- Instruction:
Write out all of the data exactly as it appears.

- Information shown:
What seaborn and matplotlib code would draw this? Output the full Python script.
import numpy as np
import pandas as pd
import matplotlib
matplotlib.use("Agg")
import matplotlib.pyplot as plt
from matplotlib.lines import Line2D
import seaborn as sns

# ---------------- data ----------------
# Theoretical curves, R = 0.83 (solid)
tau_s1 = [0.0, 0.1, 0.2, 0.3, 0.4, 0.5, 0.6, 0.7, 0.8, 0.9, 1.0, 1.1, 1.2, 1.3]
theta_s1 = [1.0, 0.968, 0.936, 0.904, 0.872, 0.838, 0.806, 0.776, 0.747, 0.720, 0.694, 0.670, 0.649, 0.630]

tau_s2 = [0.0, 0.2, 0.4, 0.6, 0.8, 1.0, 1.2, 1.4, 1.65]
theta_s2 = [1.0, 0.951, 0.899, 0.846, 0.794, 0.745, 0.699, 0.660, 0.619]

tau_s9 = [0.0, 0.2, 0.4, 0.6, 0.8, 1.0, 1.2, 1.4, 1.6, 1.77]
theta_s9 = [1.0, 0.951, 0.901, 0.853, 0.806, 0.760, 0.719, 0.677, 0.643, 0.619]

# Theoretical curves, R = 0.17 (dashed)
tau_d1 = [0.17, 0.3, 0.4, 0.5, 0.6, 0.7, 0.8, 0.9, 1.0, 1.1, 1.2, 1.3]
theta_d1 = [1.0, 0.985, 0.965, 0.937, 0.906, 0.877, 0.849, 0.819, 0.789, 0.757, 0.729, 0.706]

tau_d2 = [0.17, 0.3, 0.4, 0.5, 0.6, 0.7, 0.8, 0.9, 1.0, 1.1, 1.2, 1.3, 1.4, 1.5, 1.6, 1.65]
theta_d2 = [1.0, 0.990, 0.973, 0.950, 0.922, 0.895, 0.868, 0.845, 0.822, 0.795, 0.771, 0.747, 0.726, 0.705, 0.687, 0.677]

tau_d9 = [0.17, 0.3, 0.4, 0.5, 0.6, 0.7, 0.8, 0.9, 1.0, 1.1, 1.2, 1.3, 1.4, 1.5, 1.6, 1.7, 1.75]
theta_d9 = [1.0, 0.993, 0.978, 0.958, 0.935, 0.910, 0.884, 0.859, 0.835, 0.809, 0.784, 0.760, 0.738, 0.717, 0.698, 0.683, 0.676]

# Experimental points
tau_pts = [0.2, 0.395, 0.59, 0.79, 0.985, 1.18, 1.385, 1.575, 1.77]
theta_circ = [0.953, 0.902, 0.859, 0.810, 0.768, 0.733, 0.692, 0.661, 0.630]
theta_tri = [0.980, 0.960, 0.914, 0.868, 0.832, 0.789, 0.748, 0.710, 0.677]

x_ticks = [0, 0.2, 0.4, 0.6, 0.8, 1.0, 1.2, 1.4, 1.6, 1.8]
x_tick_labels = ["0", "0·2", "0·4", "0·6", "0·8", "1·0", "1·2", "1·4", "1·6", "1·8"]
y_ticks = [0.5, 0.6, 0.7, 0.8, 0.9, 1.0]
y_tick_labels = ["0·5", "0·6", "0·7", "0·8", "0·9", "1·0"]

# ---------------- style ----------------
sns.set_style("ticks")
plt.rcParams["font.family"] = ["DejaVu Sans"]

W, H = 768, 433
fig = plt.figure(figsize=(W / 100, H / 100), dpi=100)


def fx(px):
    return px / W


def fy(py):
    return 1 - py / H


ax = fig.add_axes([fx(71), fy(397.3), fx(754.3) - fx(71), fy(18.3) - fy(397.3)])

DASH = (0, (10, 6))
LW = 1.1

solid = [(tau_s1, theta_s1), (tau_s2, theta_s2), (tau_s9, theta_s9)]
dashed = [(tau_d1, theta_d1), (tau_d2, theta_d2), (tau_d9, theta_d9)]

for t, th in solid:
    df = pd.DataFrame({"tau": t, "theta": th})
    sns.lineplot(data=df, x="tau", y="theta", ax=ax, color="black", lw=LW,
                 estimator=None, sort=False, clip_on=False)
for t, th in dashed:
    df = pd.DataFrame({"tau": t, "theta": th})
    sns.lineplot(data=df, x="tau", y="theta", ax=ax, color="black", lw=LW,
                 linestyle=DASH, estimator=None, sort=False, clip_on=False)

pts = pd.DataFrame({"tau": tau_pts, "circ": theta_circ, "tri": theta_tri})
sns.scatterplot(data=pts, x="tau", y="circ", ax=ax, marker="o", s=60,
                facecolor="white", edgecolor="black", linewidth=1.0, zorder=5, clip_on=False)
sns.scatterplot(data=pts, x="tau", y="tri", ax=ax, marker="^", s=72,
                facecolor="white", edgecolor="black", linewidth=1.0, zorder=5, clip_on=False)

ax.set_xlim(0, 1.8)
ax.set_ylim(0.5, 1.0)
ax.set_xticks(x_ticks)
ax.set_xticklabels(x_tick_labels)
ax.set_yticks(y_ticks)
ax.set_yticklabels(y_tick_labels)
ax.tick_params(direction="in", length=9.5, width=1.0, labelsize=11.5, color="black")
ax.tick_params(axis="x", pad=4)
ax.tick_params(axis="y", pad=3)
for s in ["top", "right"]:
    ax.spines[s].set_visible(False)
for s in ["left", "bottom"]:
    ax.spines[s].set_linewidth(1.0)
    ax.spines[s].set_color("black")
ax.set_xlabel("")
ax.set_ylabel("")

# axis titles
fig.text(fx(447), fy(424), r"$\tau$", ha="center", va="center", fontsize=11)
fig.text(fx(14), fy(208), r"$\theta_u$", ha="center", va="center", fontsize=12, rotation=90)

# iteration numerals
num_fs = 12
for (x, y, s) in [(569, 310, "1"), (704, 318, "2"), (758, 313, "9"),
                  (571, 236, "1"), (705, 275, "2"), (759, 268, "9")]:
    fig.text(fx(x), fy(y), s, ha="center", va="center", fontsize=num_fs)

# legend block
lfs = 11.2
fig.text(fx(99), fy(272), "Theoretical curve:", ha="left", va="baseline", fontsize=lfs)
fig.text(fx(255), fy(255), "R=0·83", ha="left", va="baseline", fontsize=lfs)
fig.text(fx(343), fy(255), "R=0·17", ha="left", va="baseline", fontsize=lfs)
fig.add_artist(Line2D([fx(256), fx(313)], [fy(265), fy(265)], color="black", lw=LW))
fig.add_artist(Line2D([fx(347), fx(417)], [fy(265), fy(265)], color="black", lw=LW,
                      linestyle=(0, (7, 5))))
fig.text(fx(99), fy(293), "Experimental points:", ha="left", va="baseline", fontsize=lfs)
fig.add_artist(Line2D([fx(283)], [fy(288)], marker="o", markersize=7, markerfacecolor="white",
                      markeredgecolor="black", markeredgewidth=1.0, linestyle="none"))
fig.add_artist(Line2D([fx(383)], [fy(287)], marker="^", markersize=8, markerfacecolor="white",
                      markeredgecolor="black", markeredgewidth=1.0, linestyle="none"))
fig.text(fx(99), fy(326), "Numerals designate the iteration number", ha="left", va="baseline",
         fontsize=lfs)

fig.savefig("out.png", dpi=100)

- Task output:
What seaborn and matplotlib code would draw this? Output the full Python script.
import numpy as np
import pandas as pd
import matplotlib
matplotlib.use("Agg")
import matplotlib.pyplot as plt
from matplotlib.lines import Line2D
import seaborn as sns

# ---------------- data ----------------
# Theoretical curves, R = 0.83 (solid)
tau_s1 = [0.0, 0.1, 0.2, 0.3, 0.4, 0.5, 0.6, 0.7, 0.8, 0.9, 1.0, 1.1, 1.2, 1.3]
theta_s1 = [1.0, 0.968, 0.936, 0.904, 0.872, 0.838, 0.806, 0.776, 0.747, 0.720, 0.694, 0.670, 0.649, 0.630]

tau_s2 = [0.0, 0.2, 0.4, 0.6, 0.8, 1.0, 1.2, 1.4, 1.65]
theta_s2 = [1.0, 0.951, 0.899, 0.846, 0.794, 0.745, 0.699, 0.660, 0.619]

tau_s9 = [0.0, 0.2, 0.4, 0.6, 0.8, 1.0, 1.2, 1.4, 1.6, 1.77]
theta_s9 = [1.0, 0.951, 0.901, 0.853, 0.806, 0.760, 0.719, 0.677, 0.643, 0.619]

# Theoretical curves, R = 0.17 (dashed)
tau_d1 = [0.17, 0.3, 0.4, 0.5, 0.6, 0.7, 0.8, 0.9, 1.0, 1.1, 1.2, 1.3]
theta_d1 = [1.0, 0.985, 0.965, 0.937, 0.906, 0.877, 0.849, 0.819, 0.789, 0.757, 0.729, 0.706]

tau_d2 = [0.17, 0.3, 0.4, 0.5, 0.6, 0.7, 0.8, 0.9, 1.0, 1.1, 1.2, 1.3, 1.4, 1.5, 1.6, 1.65]
theta_d2 = [1.0, 0.990, 0.973, 0.950, 0.922, 0.895, 0.868, 0.845, 0.822, 0.795, 0.771, 0.747, 0.726, 0.705, 0.687, 0.677]

tau_d9 = [0.17, 0.3, 0.4, 0.5, 0.6, 0.7, 0.8, 0.9, 1.0, 1.1, 1.2, 1.3, 1.4, 1.5, 1.6, 1.7, 1.75]
theta_d9 = [1.0, 0.993, 0.978, 0.958, 0.935, 0.910, 0.884, 0.859, 0.835, 0.809, 0.784, 0.760, 0.738, 0.717, 0.698, 0.683, 0.676]

# Experimental points
tau_pts = [0.2, 0.395, 0.59, 0.79, 0.985, 1.18, 1.385, 1.575, 1.77]
theta_circ = [0.953, 0.902, 0.859, 0.810, 0.768, 0.733, 0.692, 0.661, 0.630]
theta_tri = [0.980, 0.960, 0.914, 0.868, 0.832, 0.789, 0.748, 0.710, 0.677]

x_ticks = [0, 0.2, 0.4, 0.6, 0.8, 1.0, 1.2, 1.4, 1.6, 1.8]
x_tick_labels = ["0", "0·2", "0·4", "0·6", "0·8", "1·0", "1·2", "1·4", "1·6", "1·8"]
y_ticks = [0.5, 0.6, 0.7, 0.8, 0.9, 1.0]
y_tick_labels = ["0·5", "0·6", "0·7", "0·8", "0·9", "1·0"]

# ---------------- style ----------------
sns.set_style("ticks")
plt.rcParams["font.family"] = ["DejaVu Sans"]

W, H = 768, 433
fig = plt.figure(figsize=(W / 100, H / 100), dpi=100)


def fx(px):
    return px / W


def fy(py):
    return 1 - py / H


ax = fig.add_axes([fx(71), fy(397.3), fx(754.3) - fx(71), fy(18.3) - fy(397.3)])

DASH = (0, (10, 6))
LW = 1.1

solid = [(tau_s1, theta_s1), (tau_s2, theta_s2), (tau_s9, theta_s9)]
dashed = [(tau_d1, theta_d1), (tau_d2, theta_d2), (tau_d9, theta_d9)]

for t, th in solid:
    df = pd.DataFrame({"tau": t, "theta": th})
    sns.lineplot(data=df, x="tau", y="theta", ax=ax, color="black", lw=LW,
                 estimator=None, sort=False, clip_on=False)
for t, th in dashed:
    df = pd.DataFrame({"tau": t, "theta": th})
    sns.lineplot(data=df, x="tau", y="theta", ax=ax, color="black", lw=LW,
                 linestyle=DASH, estimator=None, sort=False, clip_on=False)

pts = pd.DataFrame({"tau": tau_pts, "circ": theta_circ, "tri": theta_tri})
sns.scatterplot(data=pts, x="tau", y="circ", ax=ax, marker="o", s=60,
                facecolor="white", edgecolor="black", linewidth=1.0, zorder=5, clip_on=False)
sns.scatterplot(data=pts, x="tau", y="tri", ax=ax, marker="^", s=72,
                facecolor="white", edgecolor="black", linewidth=1.0, zorder=5, clip_on=False)

ax.set_xlim(0, 1.8)
ax.set_ylim(0.5, 1.0)
ax.set_xticks(x_ticks)
ax.set_xticklabels(x_tick_labels)
ax.set_yticks(y_ticks)
ax.set_yticklabels(y_tick_labels)
ax.tick_params(direction="in", length=9.5, width=1.0, labelsize=11.5, color="black")
ax.tick_params(axis="x", pad=4)
ax.tick_params(axis="y", pad=3)
for s in ["top", "right"]:
    ax.spines[s].set_visible(False)
for s in ["left", "bottom"]:
    ax.spines[s].set_linewidth(1.0)
    ax.spines[s].set_color("black")
ax.set_xlabel("")
ax.set_ylabel("")

# axis titles
fig.text(fx(447), fy(424), r"$\tau$", ha="center", va="center", fontsize=11)
fig.text(fx(14), fy(208), r"$\theta_u$", ha="center", va="center", fontsize=12, rotation=90)

# iteration numerals
num_fs = 12
for (x, y, s) in [(569, 310, "1"), (704, 318, "2"), (758, 313, "9"),
                  (571, 236, "1"), (705, 275, "2"), (759, 268, "9")]:
    fig.text(fx(x), fy(y), s, ha="center", va="center", fontsize=num_fs)

# legend block
lfs = 11.2
fig.text(fx(99), fy(272), "Theoretical curve:", ha="left", va="baseline", fontsize=lfs)
fig.text(fx(255), fy(255), "R=0·83", ha="left", va="baseline", fontsize=lfs)
fig.text(fx(343), fy(255), "R=0·17", ha="left", va="baseline", fontsize=lfs)
fig.add_artist(Line2D([fx(256), fx(313)], [fy(265), fy(265)], color="black", lw=LW))
fig.add_artist(Line2D([fx(347), fx(417)], [fy(265), fy(265)], color="black", lw=LW,
                      linestyle=(0, (7, 5))))
fig.text(fx(99), fy(293), "Experimental points:", ha="left", va="baseline", fontsize=lfs)
fig.add_artist(Line2D([fx(283)], [fy(288)], marker="o", markersize=7, markerfacecolor="white",
                      markeredgecolor="black", markeredgewidth=1.0, linestyle="none"))
fig.add_artist(Line2D([fx(383)], [fy(287)], marker="^", markersize=8, markerfacecolor="white",
                      markeredgecolor="black", markeredgewidth=1.0, linestyle="none"))
fig.text(fx(99), fy(326), "Numerals designate the iteration number", ha="left", va="baseline",
         fontsize=lfs)

fig.savefig("out.png", dpi=100)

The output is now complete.